Concluindo, os pagamentos efetuados pela contribuinte, nos meses de novembro e dezembro de 1985 e janeiro de 1986, relativamente ao ICM de responsabilidade pela aquisição de soja em grão utilizado na fabricação de "óleo" e "farelo" e exportados com imunidade do imposto, estavam previstos em lei (art. 2º, inc. X e alínea "a" do § 2º; art. 5º, inc. IV da Lei nº 6.485/72 e art. 7º, inc. X e alínea "a" do § 1º; art. 11, inc. IV do Decreto nº 29.809/80, Regulamento do ICM) e o creditamento, a título de repetição de indébito, nas GIAs de agosto a outubro de 1989, dos valores recolhidos, atualizados monetariamente, foi indevido, contrariando a legislação tributária pertinente, o que determinou a lavratura do Auto de Lançamento, com a exigência do ICMS que deixou de ser pago.

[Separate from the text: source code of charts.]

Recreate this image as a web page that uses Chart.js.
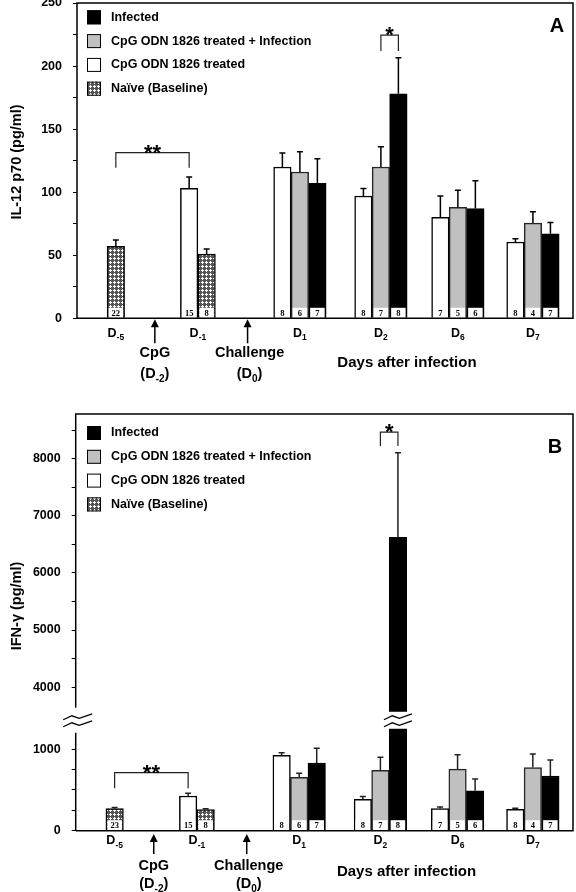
<!DOCTYPE html>
<html lang="en">
<head>
<meta charset="UTF-8">
<title>IL-12 p70 and IFN-gamma after CpG ODN 1826</title>
<script src="https://cdn.jsdelivr.net/npm/chart.js"></script>
<style>
  body { margin: 0; background: #fff; }
  canvas { display: block; }
</style>
</head>
<body>
<canvas id="chartA" width="576" height="400"></canvas>
<canvas id="chartB" width="576" height="492"></canvas>
<script>
// ---- data ----
const days = ['D-5', 'D-1', 'D1', 'D2', 'D6', 'D7'];
const eventNames = ['CpG', 'Challenge'];
const eventDays = ['D-2', 'D0'];

// Panel A: IL-12 p70 (pg/ml), mean, SEM and n per group
const il12Cpg      = [null, 103, 120, 97, 80, 60.5];
const il12CpgErr   = [null, 9, 11, 6, 17, 2.5];
const il12CpgInf   = [null, null, 116, 120, 88, 75.5];
const il12CpgInfErr= [null, null, 16, 16, 13.5, 9];
const il12Inf      = [null, null, 107, 178, 87, 67];
const il12InfErr   = [null, null, 19.5, 28.5, 22, 9];
const il12Naive    = [57, 51, null, null, null, null];
const il12NaiveErr = [5, 4, null, null, null, null];
const il12TickLabels = [0, 50, 100, 150, 200, 250];

// Panel B: IFN-gamma (pg/ml)
const ifnCpg       = [null, 425, 925, 385, 270, 263];
const ifnCpgErr    = [null, 35, 30, 33, 20, 12];
const ifnCpgInf    = [null, null, 655, 740, 755, 775];
const ifnCpgInfErr = [null, null, 50, 160, 175, 165];
const ifnInf       = [null, null, 830, 6620, 490, 670];
const ifnInfErr    = [null, null, 180, 1480, 145, 195];
const ifnNaive     = [270, 258, null, null, null, null];
const ifnNaiveErr  = [15, 12, null, null, null, null];
const ifnTicks = [0, 250, 500, 750, 1000, 4000, 4500, 5000, 5500, 6000, 6500, 7000, 7500, 8000, 8500];
const ifnTickLabels = [0, 1000, 4000, 5000, 6000, 7000, 8000];

// group sizes (n)
const nCpg    = [null, 15, 8, 8, 7, 8];
const nCpgInf = [null, null, 6, 7, 5, 4];
const nInf    = [null, null, 7, 8, 6, 7];
const nNaiveA = [22, 8, null, null, null, null];
const nNaiveB = [23, 8, null, null, null, null];

// ---- layout ----
const FONT = 'Arial, "Liberation Sans", Helvetica, sans-serif';
const SERIF = '"Times New Roman", "Liberation Serif", serif';
const X_MAX = 28.35;              // x axis in bar widths
const slot = { 'D-5': 2.22, 'D-2': 4.45, 'D-1': 6.91, 'D0': 9.75, 'D1': 12.74, 'D2': 17.37, 'D6': 21.77, 'D7': 26.06 };
const DAYS_TITLE_X = 18.86;
const BRK = { lowMax: 1200, highMin: 3640, max: 8780, gap: 25, lowFrac: 0.25 };

const names = {
  inf: 'Infected',
  cpgInf: 'CpG ODN 1826 treated + Infection',
  cpg: 'CpG ODN 1826 treated',
  naive: 'Naïve (Baseline)'
};
const order = ['cpg', 'cpgInf', 'inf', 'naive'];
const legendOrder = ['inf', 'cpgInf', 'cpg', 'naive'];

function makeHatch() {
  const c = document.createElement('canvas');
  c.width = 4; c.height = 4;
  const g = c.getContext('2d');
  g.fillStyle = '#555';
  g.fillRect(0, 0, 4, 4);
  g.fillStyle = '#fff';
  [[2, 1], [1, 2], [2, 2], [3, 2], [2, 3]].forEach(([x, y]) => g.fillRect(x, y, 1, 1));
  return g.createPattern(c, 'repeat');
}
const hatch = makeHatch();

const styles = {
  cpg: { bg: '#ffffff', border: '#000' },
  cpgInf: { bg: '#c0c0c0', border: '#262626' },
  inf: { bg: '#000000', border: '#000' },
  naive: { bg: hatch, border: '#000' }
};

// y scale with a break between lowMax and highMin
class BrokenScale extends Chart.LinearScale {
  buildTicks() {
    return ifnTicks.map(v => ({ value: v }));
  }
  getPixelForValue(value) {
    const h = this.bottom - this.top - BRK.gap;
    const lowH = h * BRK.lowFrac, highH = h - lowH;
    const lowTop = this.bottom - lowH, highBottom = this.top + highH;
    if (value <= BRK.lowMax) return this.bottom - value / BRK.lowMax * lowH;
    if (value >= BRK.highMin) return highBottom - (value - BRK.highMin) / (this.max - BRK.highMin) * highH;
    return lowTop - (value - BRK.lowMax) / (BRK.highMin - BRK.lowMax) * BRK.gap;
  }
}
BrokenScale.id = 'broken';
BrokenScale.defaults = Chart.LinearScale.defaults;
Chart.register(BrokenScale);

function buildDatasets(p) {
  return order.map(key => {
    const data = [];
    days.forEach((d, gi) => {
      const v = p.values[key][gi];
      if (v == null) return;
      const present = order.filter(k => p.values[k][gi] != null);
      const k = present.indexOf(key);
      data.push({ x: slot[d] + k - (present.length - 1) / 2, y: v, err: p.errors[key][gi], n: p.counts[key][gi], day: d });
    });
    return {
      key, label: names[key], data,
      backgroundColor: styles[key].bg,
      borderColor: styles[key].border,
      borderWidth: 1.5,
      grouped: false,
      barPercentage: 1,
      categoryPercentage: 1,
      maxBarThickness: 17.5
    };
  });
}

function drawSub(ctx, parts, cx, base, size, subSize, drop) {
  let w = 0;
  parts.forEach(([t, s]) => { ctx.font = `bold ${s ? subSize : size}px ${FONT}`; w += ctx.measureText(t).width; });
  let x = cx - w / 2;
  ctx.textAlign = 'left';
  ctx.textBaseline = 'alphabetic';
  parts.forEach(([t, s]) => {
    ctx.font = `bold ${s ? subSize : size}px ${FONT}`;
    ctx.fillText(t, x, base + (s ? drop : 0));
    x += ctx.measureText(t).width;
  });
}

function zigzag(ctx, cx, cy, hw) {
  [-3.5, 3.5].forEach(dy => {
    ctx.beginPath();
    ctx.moveTo(cx - hw, cy + dy + 3);
    ctx.lineTo(cx - hw * 0.4, cy + dy - 1);
    ctx.lineTo(cx + hw * 0.1, cy + dy + 1.5);
    ctx.lineTo(cx + hw, cy + dy - 3);
    ctx.stroke();
  });
}

function decor(cfg) {
  return {
    id: 'decor' + cfg.letter,
    afterDatasetsDraw(chart) {
      const ctx = chart.ctx, area = chart.chartArea;
      const xs = chart.scales.x, ys = chart.scales.y;
      ctx.save();

      // n boxes and error bars
      chart.data.datasets.forEach((ds, i) => {
        const meta = chart.getDatasetMeta(i);
        meta.data.forEach((el, j) => {
          const p = ds.data[j];
          const half = el.width / 2;
          ctx.fillStyle = '#fff';
          ctx.fillRect(el.x - half + 1.5, el.base - 10, el.width - 3, 10);
          ctx.fillStyle = '#000';
          ctx.font = `bold 8.5px ${SERIF}`;
          ctx.textAlign = 'center';
          ctx.textBaseline = 'alphabetic';
          ctx.fillText(String(p.n), el.x, el.base - 2);

          const ey = ys.getPixelForValue(p.y + p.err);
          ctx.strokeStyle = cfg.errColor;
          ctx.lineWidth = 1.5;
          ctx.beginPath();
          ctx.moveTo(el.x, el.y);
          ctx.lineTo(el.x, ey);
          ctx.moveTo(el.x - 3, ey);
          ctx.lineTo(el.x + 3, ey);
          ctx.stroke();

          // break through tall bars
          if (cfg.broken && p.y > BRK.lowMax) {
            const g1 = ys.getPixelForValue(BRK.highMin) + 4, g2 = ys.getPixelForValue(BRK.lowMax) - 4;
            ctx.fillStyle = '#fff';
            ctx.fillRect(el.x - half - 1, g1, el.width + 2, g2 - g1);
            ctx.strokeStyle = '#000';
            ctx.lineWidth = 1.3;
            zigzag(ctx, el.x, (g1 + g2) / 2, 14);
          }
        });
      });

      // frame
      ctx.strokeStyle = '#000';
      ctx.lineWidth = 1.5;
      ctx.beginPath();
      ctx.moveTo(area.left, area.bottom);
      ctx.lineTo(area.right, area.bottom);
      ctx.lineTo(area.right, area.top);
      ctx.lineTo(area.left, area.top);
      if (cfg.broken) {
        const hb = ys.getPixelForValue(BRK.highMin), lt = ys.getPixelForValue(BRK.lowMax);
        ctx.lineTo(area.left, hb);
        ctx.moveTo(area.left, lt);
        ctx.lineTo(area.left, area.bottom);
        ctx.stroke();
        ctx.lineWidth = 1.3;
        zigzag(ctx, area.left + 2, (hb + lt) / 2, 14.5);
      } else {
        ctx.closePath();
        ctx.stroke();
      }

      // legend
      legendOrder.forEach((key, r) => {
        const cy = cfg.legendY + r * cfg.legendStep;
        ctx.fillStyle = styles[key].bg;
        ctx.fillRect(87, cy - 7, 14, 14);
        ctx.strokeStyle = '#000';
        ctx.lineWidth = 1;
        ctx.strokeRect(87.5, cy - 6.5, 13, 13);
        ctx.fillStyle = '#000';
        ctx.font = `bold 12.5px ${FONT}`;
        ctx.textAlign = 'left';
        ctx.textBaseline = 'middle';
        ctx.fillText(names[key], 111, cy);
      });

      // panel letter
      ctx.font = `bold 20px ${FONT}`;
      ctx.textAlign = 'center';
      ctx.textBaseline = 'middle';
      ctx.fillText(cfg.letter, area.right - cfg.letterDx, area.top + cfg.letterDy);

      // y title
      ctx.save();
      ctx.translate(17, cfg.titleY);
      ctx.rotate(-Math.PI / 2);
      ctx.font = `bold 14.5px ${FONT}`;
      ctx.textAlign = 'center';
      ctx.textBaseline = 'middle';
      ctx.fillText(cfg.title, 0, 0);
      ctx.restore();

      // day labels
      ctx.fillStyle = '#000';
      days.forEach(d => {
        drawSub(ctx, [['D', 0], [d.slice(1), 1]], xs.getPixelForValue(slot[d]), area.bottom + cfg.tickBase, 12.5, 8.5, 3.5);
      });

      // treatment / challenge arrows
      eventNames.forEach((name, i) => {
        const ax = xs.getPixelForValue(slot[eventDays[i]]);
        const tip = area.bottom + cfg.arrowTip;
        ctx.beginPath();
        ctx.moveTo(ax, tip);
        ctx.lineTo(ax - 4, tip + 8);
        ctx.lineTo(ax + 4, tip + 8);
        ctx.closePath();
        ctx.fill();
        ctx.lineWidth = 1.5;
        ctx.beginPath();
        ctx.moveTo(ax, tip + 6);
        ctx.lineTo(ax, area.bottom + cfg.arrowEnd);
        ctx.stroke();
        drawSub(ctx, [[name, 0]], ax + (i ? 2 : 0), area.bottom + cfg.eventBase, 14.5, 10, 4);
        drawSub(ctx, [['(D', 0], [eventDays[i].slice(1), 1], [')', 0]], ax + (i ? 2 : 0), area.bottom + cfg.eventBase2, 14.5, 10, 4);
      });

      drawSub(ctx, [['Days after infection', 0]], xs.getPixelForValue(DAYS_TITLE_X), area.bottom + cfg.daysBase, 15, 10, 0);

      // significance brackets
      const barX = (key, day) => {
        const i = chart.data.datasets.findIndex(ds => ds.key === key);
        const j = chart.data.datasets[i].data.findIndex(p => p.day === day);
        return chart.getDatasetMeta(i).data[j].x;
      };
      cfg.brackets.forEach(b => {
        const x1 = barX(b.from[0], b.from[1]), x2 = barX(b.to[0], b.to[1]);
        const yt = ys.getPixelForValue(b.top), yl = ys.getPixelForValue(b.leg);
        ctx.strokeStyle = '#222';
        ctx.lineWidth = 1.2;
        ctx.beginPath();
        ctx.moveTo(x1, yl);
        ctx.lineTo(x1, yt);
        ctx.lineTo(x2, yt);
        ctx.lineTo(x2, yl);
        ctx.stroke();
        ctx.fillStyle = '#000';
        ctx.font = `bold 22px ${FONT}`;
        ctx.textAlign = 'center';
        ctx.textBaseline = 'alphabetic';
        ctx.fillText(b.text, (x1 + x2) / 2, yt + 7);
      });

      ctx.restore();
    }
  };
}

function makeChart(id, panel, yScale, cfg, pad, xHeight, yWidth) {
  return new Chart(document.getElementById(id), {
    type: 'bar',
    data: { datasets: buildDatasets(panel) },
    options: {
      responsive: false,
      animation: false,
      devicePixelRatio: 1,
      layout: { padding: pad },
      plugins: { legend: { display: false }, tooltip: { enabled: false } },
      scales: {
        x: {
          type: 'linear', min: 0, max: X_MAX, offset: false,
          ticks: { display: false }, grid: { display: false }, border: { display: false },
          afterFit: s => { s.height = xHeight; s.paddingLeft = 0; s.paddingRight = 0; }
        },
        y: {
          type: yScale.type, min: 0, max: yScale.max,
          ticks: Object.assign({
            autoSkip: false, padding: 11, color: '#000',
            font: { family: FONT, size: 12.5, weight: 'bold' },
            callback: v => cfg.tickLabels.includes(v) ? String(v) : ''
          }, yScale.ticks || {}),
          grid: { drawOnChartArea: false, drawTicks: true, tickLength: 4, color: '#000', lineWidth: 1 },
          border: { display: false },
          afterFit: s => { s.width = yWidth; s.paddingTop = 0; s.paddingBottom = 0; }
        }
      }
    },
    plugins: [decor(cfg)]
  });
}

const panelA = {
  values: { cpg: il12Cpg, cpgInf: il12CpgInf, inf: il12Inf, naive: il12Naive },
  errors: { cpg: il12CpgErr, cpgInf: il12CpgInfErr, inf: il12InfErr, naive: il12NaiveErr },
  counts: { cpg: nCpg, cpgInf: nCpgInf, inf: nInf, naive: nNaiveA }
};
const panelB = {
  values: { cpg: ifnCpg, cpgInf: ifnCpgInf, inf: ifnInf, naive: ifnNaive },
  errors: { cpg: ifnCpgErr, cpgInf: ifnCpgInfErr, inf: ifnInfErr, naive: ifnNaiveErr },
  counts: { cpg: nCpg, cpgInf: nCpgInf, inf: nInf, naive: nNaiveB }
};

makeChart('chartA', panelA,
  { type: 'linear', max: 250, ticks: { stepSize: 25 } },
  {
    letter: 'A', title: 'IL-12 p70 (pg/ml)', titleY: 162, tickLabels: il12TickLabels,
    errColor: '#000', broken: false,
    legendY: 17.3, legendStep: 23.8, letterDx: 16, letterDy: 23,
    tickBase: 18.4, arrowTip: 1, arrowEnd: 25, eventBase: 39, eventBase2: 60, daysBase: 49,
    brackets: [
      { from: ['naive', 'D-5'], to: ['cpg', 'D-1'], top: 131.4, leg: 119.4, text: '**' },
      { from: ['cpgInf', 'D2'], to: ['inf', 'D2'], top: 224.5, leg: 212, text: '*' }
    ]
  },
  { top: 3, right: 3, left: 0, bottom: 0 }, 81.7, 77);

makeChart('chartB', panelB,
  { type: 'broken', max: BRK.max },
  {
    letter: 'B', title: 'IFN-γ (pg/ml)', titleY: 206, tickLabels: ifnTickLabels,
    errColor: '#222', broken: true,
    legendY: 33, legendStep: 23.8, letterDx: 18, letterDy: 33,
    tickBase: 13.6, arrowTip: 3.3, arrowEnd: 23.3, eventBase: 39.5, eventBase2: 57, daysBase: 45,
    brackets: [
      { from: ['naive', 'D-5'], to: ['cpg', 'D-1'], top: 712, leg: 521, text: '**' },
      { from: ['cpgInf', 'D2'], to: ['inf', 'D2'], top: 8463, leg: 8218, text: '*' }
    ]
  },
  { top: 14, right: 3, left: 0, bottom: 0 }, 61.3, 75.7);
</script>
</body>
</html>
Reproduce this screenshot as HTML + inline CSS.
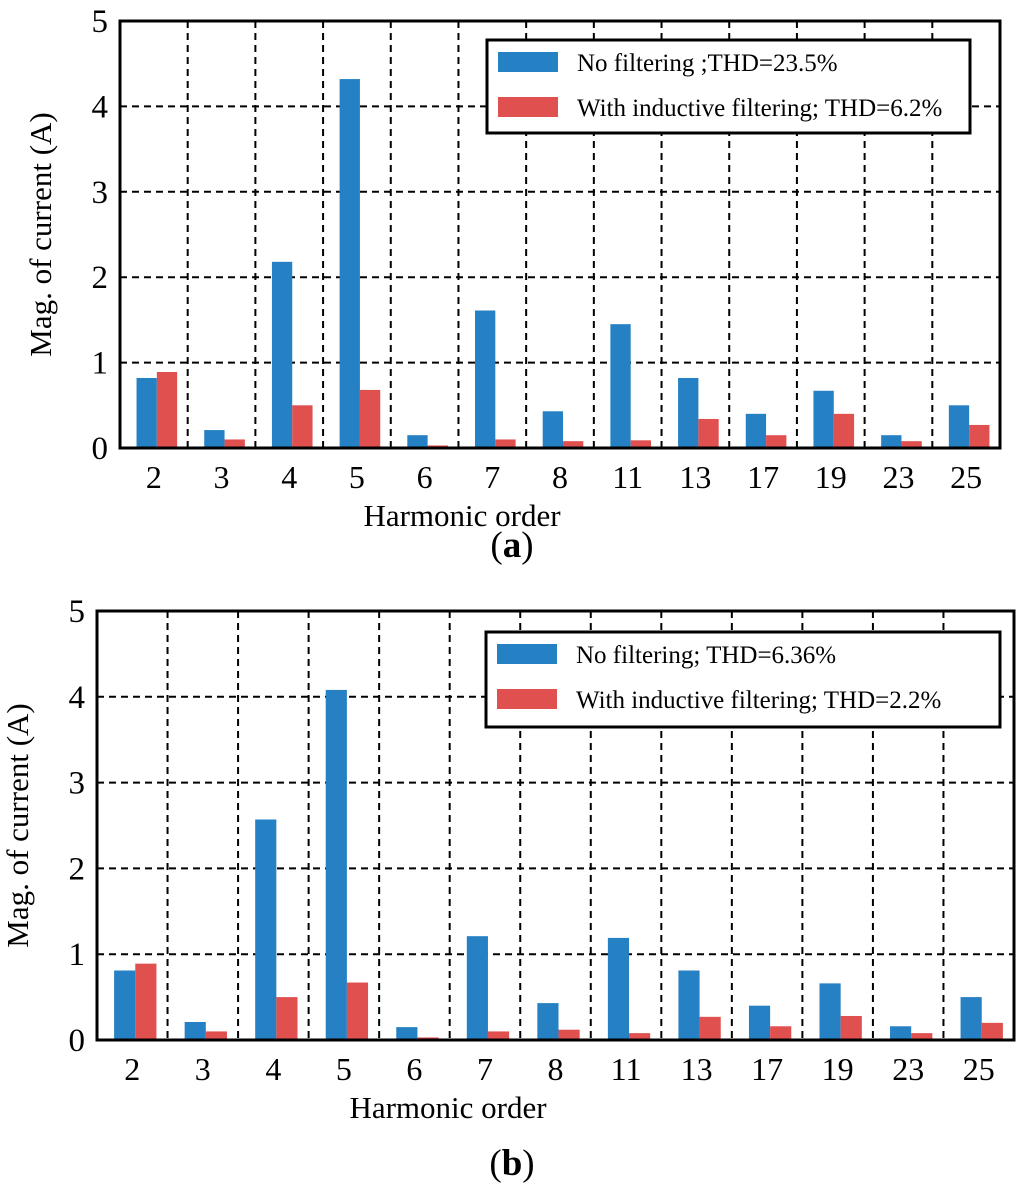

Por tais fundamentos, meu voto é pelo desprovimento do recurso voluntário.
Diante de todo o exposto, ACORDAM os membros da Primeira Câmara do Tribunal Administrativo de Recursos Fiscais, por UNANIMIDADE DE VOTOS, em negar provimento ao recurso voluntário, confirmando a decisão de primeiro grau.
Porto Alegere, 28 de abril de 1993.
Levi Luiz Nodari
Relator
Sulamita Santos Cabral
Presidente
Participaram, também, do julgamento os juízes Antônio José de Mello Widholzer, Renato José Calsing e Vergílio Frederico Périus. Presente o Defensor da Fazenda, Galdino Bollis.